60 thoughts on “My Top 5 Tips To Build A Thriving Blog

  1. Wonderful post! I absolutely agree that being interactive with the people who follow your blog is key. On the days I don’t post, I try and make sure I spend time reading, liking and commenting on blogs, even if I haven’t heard from them in a while.

  2. The last point needs to be shouted from the top of the roofs. I can’t stress the importance of being regular as the most difficult part and also the most rewarding part of blogging.

    1. Blogging every day is my strategy, but some participate when it is good for them. There’s nothing wrong with it, but if you want to thrive I think you need to be present daily.

  3. Some really good advice here. I can only dream of a thousand followers! My problem is that I don’t really know who my audience is – I want to blog about everything, but I know I should really specialise on one thing. Should it be writing? Living on a boat? Photography? Recipes? Grandchildren? At the moment I’m struggling with making a choice…..

    1. Georgie, I would disagree. I would say blog about everything that makes you, YOU. People who say you need to specialize should keep to themselves. I post about all kinds of stuff and the variety is what most enjoy. Just a suggestion but let people experience the full GeorgieMoon!

      1. Thank you for the kind words! I will continue as I am. I always get worried when I read these posts about “what is your mission statement?” Or “do you know your audience?”.
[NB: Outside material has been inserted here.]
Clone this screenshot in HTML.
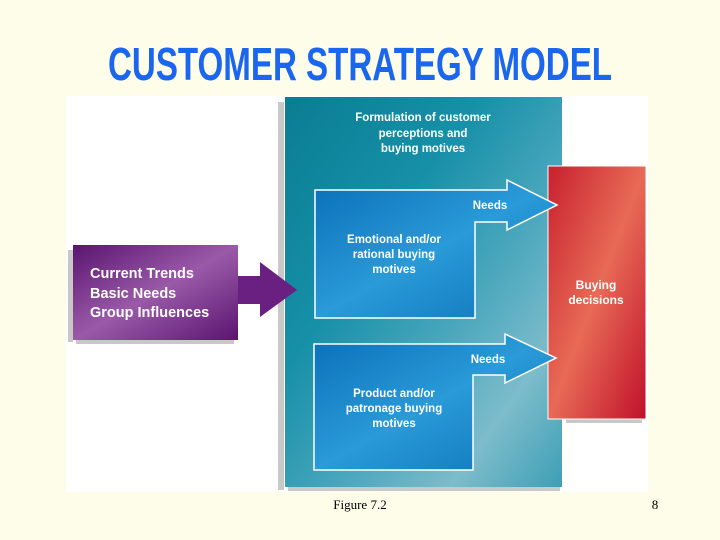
<!DOCTYPE html>
<html><head><meta charset="utf-8"><style>
html,body{margin:0;padding:0;background:#fdfdea;}
svg{display:block}
</style></head><body>
<svg width="720" height="540" viewBox="0 0 720 540" xmlns="http://www.w3.org/2000/svg" font-family="Liberation Sans, Arial, sans-serif">
<defs>
<linearGradient id="teal" x1="0" y1="0" x2="1" y2="1">
<stop offset="0" stop-color="#0a7d92"/><stop offset="0.35" stop-color="#1690a8"/><stop offset="0.6" stop-color="#4aa7bd"/><stop offset="0.8" stop-color="#7dbccb"/><stop offset="1" stop-color="#3d9fb5"/></linearGradient>
<linearGradient id="blue" x1="0" y1="0" x2="1" y2="1">
<stop offset="0" stop-color="#0a6fb8"/><stop offset="0.5" stop-color="#2a9ad8"/><stop offset="1" stop-color="#0a72b8"/></linearGradient>
<linearGradient id="red" x1="0" y1="0" x2="1" y2="1">
<stop offset="0" stop-color="#c8202e"/><stop offset="0.5" stop-color="#e86a56"/><stop offset="1" stop-color="#c0102a"/></linearGradient>
<linearGradient id="purp" x1="0" y1="0" x2="1" y2="1">
<stop offset="0" stop-color="#5a1470"/><stop offset="0.5" stop-color="#9a5aa8"/><stop offset="1" stop-color="#5a1470"/></linearGradient>
</defs>
<rect width="720" height="540" fill="#fdfdea"/>
<text x="108" y="80" font-size="46" font-weight="bold" fill="#1a66ee" textLength="504" lengthAdjust="spacingAndGlyphs">CUSTOMER  STRATEGY  MODEL</text>
<rect x="66" y="96" width="582" height="396" fill="#ffffff"/>
<!-- shadows -->
<rect x="278" y="102" width="6" height="388" fill="#c8c8c8"/>
<rect x="288" y="487" width="272" height="4" fill="#c8c8c8"/>
<rect x="68" y="250" width="5" height="92" fill="#c8c8c8"/>
<rect x="76" y="340" width="158" height="4" fill="#c8c8c8"/>
<rect x="566" y="419" width="76" height="4" fill="#c8c8c8"/>
<!-- teal -->
<rect x="285" y="97" width="277" height="390" fill="url(#teal)"/>
<!-- red -->
<rect x="548" y="166" width="98" height="253" fill="url(#red)" stroke="#ffffff" stroke-width="1"/>
<text fill="#fff" font-size="12" font-weight="bold" text-anchor="middle"><tspan x="596" y="289">Buying</tspan><tspan x="596" y="304">decisions</tspan></text>
<!-- purple -->
<rect x="73" y="245" width="165" height="95" fill="url(#purp)"/>
<polygon points="238,276 260,276 260,262 297,290 260,317 260,304 238,304" fill="#6a2080"/>
<text fill="#fff" font-size="14.5" font-weight="bold"><tspan x="90" y="278">Current Trends</tspan><tspan x="90" y="298">Basic Needs</tspan><tspan x="90" y="317">Group Influences</tspan></text>
<!-- teal text -->
<text fill="#fff" font-size="11.5" font-weight="bold" text-anchor="middle"><tspan x="423" y="121">Formulation of customer</tspan><tspan x="423" y="137">perceptions and</tspan><tspan x="423" y="152">buying motives</tspan></text>
<!-- box1 -->
<polygon points="315,190 507,190 507,180 557,205 507,230 507,222 475,222 475,318 315,318" fill="url(#blue)" stroke="#fff" stroke-width="1.5"/>
<text x="490" y="209" fill="#fff" font-size="11.5" font-weight="bold" text-anchor="middle">Needs</text>
<text fill="#fff" font-size="11.5" font-weight="bold" text-anchor="middle"><tspan x="394" y="243">Emotional and/or</tspan><tspan x="394" y="258">rational buying</tspan><tspan x="394" y="273">motives</tspan></text>
<!-- box2 -->
<polygon points="314,344 505,344 505,334 556,358 505,383 505,375 473,375 473,470 314,470" fill="url(#blue)" stroke="#fff" stroke-width="1.5"/>
<text x="488" y="363" fill="#fff" font-size="11.5" font-weight="bold" text-anchor="middle">Needs</text>
<text fill="#fff" font-size="11.5" font-weight="bold" text-anchor="middle"><tspan x="394" y="397">Product and/or</tspan><tspan x="394" y="412">patronage buying</tspan><tspan x="394" y="427">motives</tspan></text>
<text x="360" y="509" font-family="Liberation Serif, serif" font-size="13" text-anchor="middle" fill="#000">Figure 7.2</text>
<text x="655" y="509" font-family="Liberation Serif, serif" font-size="13" text-anchor="middle" fill="#000">8</text>
</svg>
</body></html>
      2. Those “experts” have no idea what they are talking about. People want someone who is real and authentic. I think you are doing just fine!

  4. Well on my way. On a 30 day challenge to blog daily this November. I follow at least 5 new bolggers daily. I try to read at least 1 post per new follower. I now will actively comment. Thanks for this.

  5. Awesome tips. The old adage “you reap what you sow” applies to blogs as well. You need to put in the effort to see the results you want. It’s not as simple as hitting the publish button and expecting everyone to flock to you.

    1. I guess it depends on the definition of quality. If you mean long dissertations, then I agree. For me quality means shorter posts that add some easy to digest value to someone’s life. I intentionally shortened my posts to fit people’s short attention span and faster paced lives. Quality content could be photographs which can easily be produced each day. I believe it all comes down to priorities. If blogging is the priority then the blogger will find time to produce content. If not then it will not happen.

  6. all good tips to follow (Jason is great too!), but I’m a little confused about the whole idea of ‘adding value”. I understand when writing about blog tips, you are very obviously adding value since all of us on here are fellow bloggers and we are all interested in learning how to improve our blogs.
    What I don’t get is: what would be of value to people who aren’t bloggers? How do you offer value to people?
    I’ll get specific. My blog is about working and playing on the water. Part of that is also traveling and photography. I think my readers are enjoying learning about that lifestyle, but I don’t think most of them want to leave the lives they have to ship out. What can I offer them?